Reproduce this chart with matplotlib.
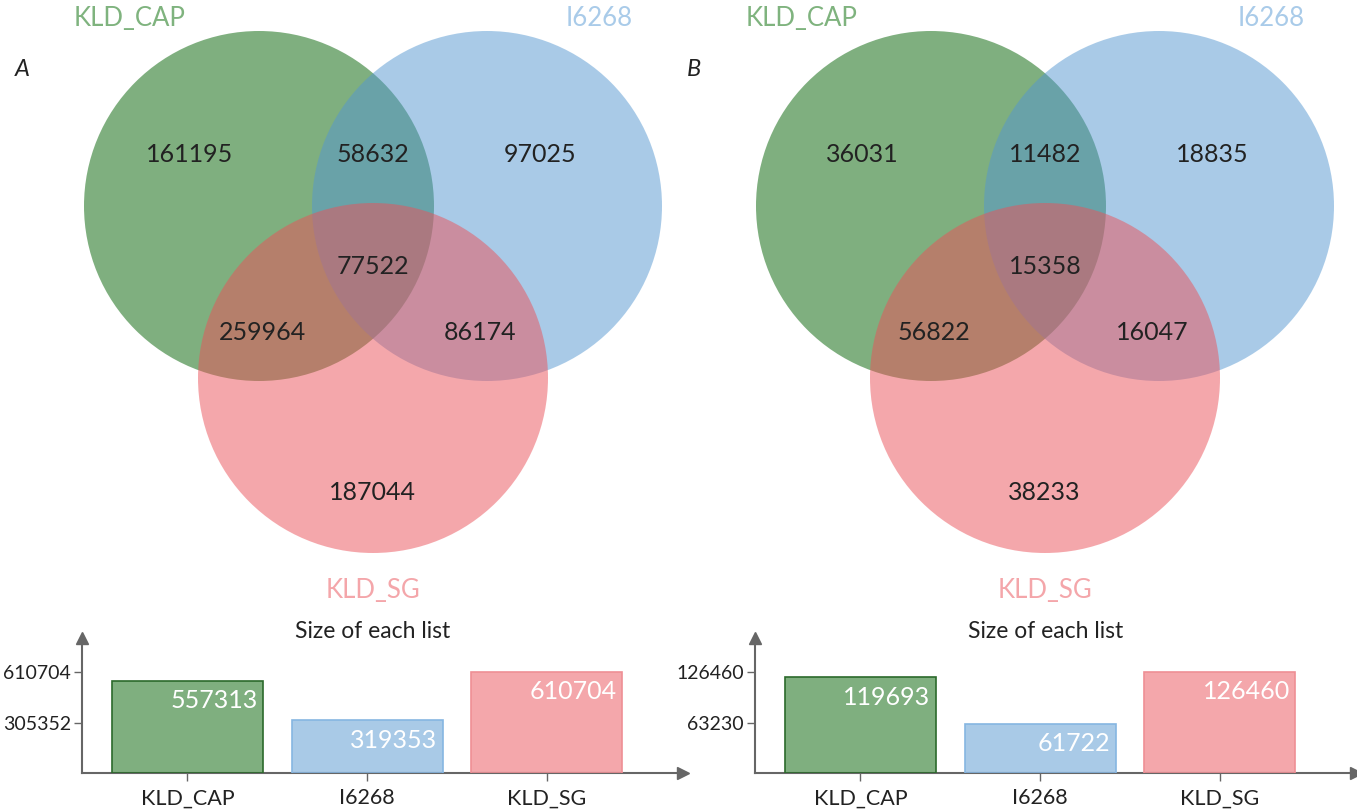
import matplotlib.pyplot as plt
from matplotlib.patches import Circle

plt.rcParams["font.family"] = ["Lato", "DejaVu Sans"]

W, H = 1357, 810

set_names = ["KLD_CAP", "I6268", "KLD_SG"]
set_colors = ["#006100", "#5497d1", "#eb5159"]
edge_colors = ["#2b6a2b", "#86b6e2", "#ef8f95"]
text_colors = ["#7fb37e", "#a9cbe9", "#f4a6aa"]

# region counts: only CAP, CAP&I, only I, all, CAP&SG, I&SG, only SG
regions_a = [161195, 58632, 97025, 77522, 259964, 86174, 187044]
regions_b = [36031, 11482, 18835, 15358, 56822, 16047, 38233]

sizes_a = [557313, 319353, 610704]
sizes_b = [119693, 61722, 126460]
ticks_a = [305352, 610704]
ticks_b = [63230, 126460]


def draw_venn(ax, dx, counts, tag):
    centers = [(259 + dx, 206), (487 + dx, 206), (373 + dx, 378)]
    for (cx, cy), col in zip(centers, set_colors):
        ax.add_patch(Circle((cx, cy), 175, facecolor=col, alpha=0.5, lw=0))
    spots = [(190, 155), (373, 155), (540, 155), (373, 266),
             (262, 333), (480, 333), (372, 492)]
    for (x, y), n in zip(spots, counts):
        ax.text(x + dx, y, str(n), ha="center", va="center",
                fontsize=18, color="#222222")
    label_pos = [(130, 18), (599, 18), (373, 590)]
    for (x, y), name, col in zip(label_pos, set_names, text_colors):
        ax.text(x + dx, y, name, ha="center", va="center", fontsize=18.5, color=col)
    ax.text(22 + dx, 70, tag, ha="center", va="center", fontsize=17,
            style="italic", color="#222222")


def draw_bars(fig, x0, sizes, ticks, title):
    base_y, top_y, right_x = 773, 638, x0 + 601
    ymax = ticks[1] * (base_y - top_y) / 101.0
    ax = fig.add_axes([x0 / W, 1 - base_y / H, (right_x - x0) / W, (base_y - top_y) / H])
    pos = [0, 1, 2]
    ax.bar(pos, sizes, width=0.84, color=set_colors, alpha=0.5, zorder=2)
    ax.bar(pos, sizes, width=0.84, facecolor="none", edgecolor=edge_colors, lw=1.2, zorder=3)
    ax.set_xlim(-(104.5 + 1) / 180.0, (right_x - x0 - 104.5) / 180.0)
    ax.set_ylim(0, ymax)
    for p, v in zip(pos, sizes):
        ax.annotate(str(v), (p + 0.39, v), xytext=(0, -6), textcoords="offset points",
                    ha="right", va="top", fontsize=18, color="white", zorder=4)
    ax.set_xticks(pos)
    ax.set_xticklabels(set_names, fontsize=15.5, color="#222222")
    ax.set_yticks(ticks)
    ax.set_yticklabels([str(t) for t in ticks], fontsize=14, color="#222222")
    ax.tick_params(colors="#666666", length=6, width=1)
    ax.tick_params(axis="x", labelcolor="#222222", pad=5)
    ax.tick_params(axis="y", labelcolor="#222222", pad=2)
    for side in ["top", "right"]:
        ax.spines[side].set_visible(False)
    for side in ["left", "bottom"]:
        ax.spines[side].set_color("#666666")
        ax.spines[side].set_linewidth(1.5)
    ax.plot(1, 0, ">", color="#666666", ms=8, transform=ax.transAxes, clip_on=False)
    ax.plot(0, 1, "^", color="#666666", ms=8, transform=ax.transAxes, clip_on=False)
    ax.patch.set_alpha(0)
    fig.text((x0 + 291) / W, 1 - 632 / H, title, ha="center", va="center",
             fontsize=16.5, color="#222222")


fig = plt.figure(figsize=(W / 100, H / 100), dpi=100)
canvas = fig.add_axes([0, 0, 1, 1])
canvas.set_xlim(0, W)
canvas.set_ylim(H, 0)
canvas.set_aspect("equal")
canvas.axis("off")

draw_venn(canvas, 0, regions_a, "A")
draw_venn(canvas, 672, regions_b, "B")

draw_bars(fig, 82, sizes_a, ticks_a, "Size of each list")
draw_bars(fig, 755, sizes_b, ticks_b, "Size of each list")

fig.savefig("out.png", dpi=100)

# # #

▶ _Short task_: Only the lines from the top of the data through the line with "W, H = 1357, 810" should be quoted, exactly and with both ends kept; skip the pictures.

▶ _Task result_:
Reproduce this chart with matplotlib.
import matplotlib.pyplot as plt
from matplotlib.patches import Circle

plt.rcParams["font.family"] = ["Lato", "DejaVu Sans"]

W, H = 1357, 810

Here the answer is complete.